Some of the issues identified by Mr. Giles appear to be clear-cut errors, and others are more in the realm of judgment calls in analyzing data that may not be fully explained by Mr. Piketty but are not necessarily wrong….

But does it matter? Mr. Giles attempts to reconstruct estimates of wealth inequality, correcting for what he describes as Mr. Piketty's errors. He finds significantly less evidence of a rising disparity.

Speaking of Britain, for example, Mr. Giles writes, "There seems to be little consistent evidence of any upward trend in wealth inequality of the top 1 percent." He further writes that if one incorporates the different British data into numbers for Europe as a whole, and weights by population instead of weighting Britain, France and Sweden equally, "there is no sign that wealth inequality in Europe is rising again."

That is a damning conclusion, and if it holds up to scrutiny, would significantly undermine the case Mr. Piketty mounts. But Mr. Giles himself writes that "while this post is clear about what is wrong with Piketty's charts, it is much less certain about the truth."

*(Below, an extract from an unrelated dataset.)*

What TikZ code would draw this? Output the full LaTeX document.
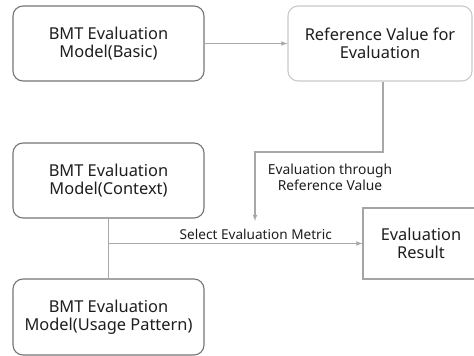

The two most serious-looking types of errors that the Financial Times found were arbitrary data adjustments and data with no source and no explanation as to why/how it was created. This may be simple failure to document adequately or in a worse-case scenario could look a lot like data-diddling.

With Piketty’s book having gotten so much attention over the last few weeks, it’s a given that there will be a lot of eyes on the Giles findings and considerable debate over how much of an impact they have on Piketty’s conclusions. So hold tight and see how this shakes out.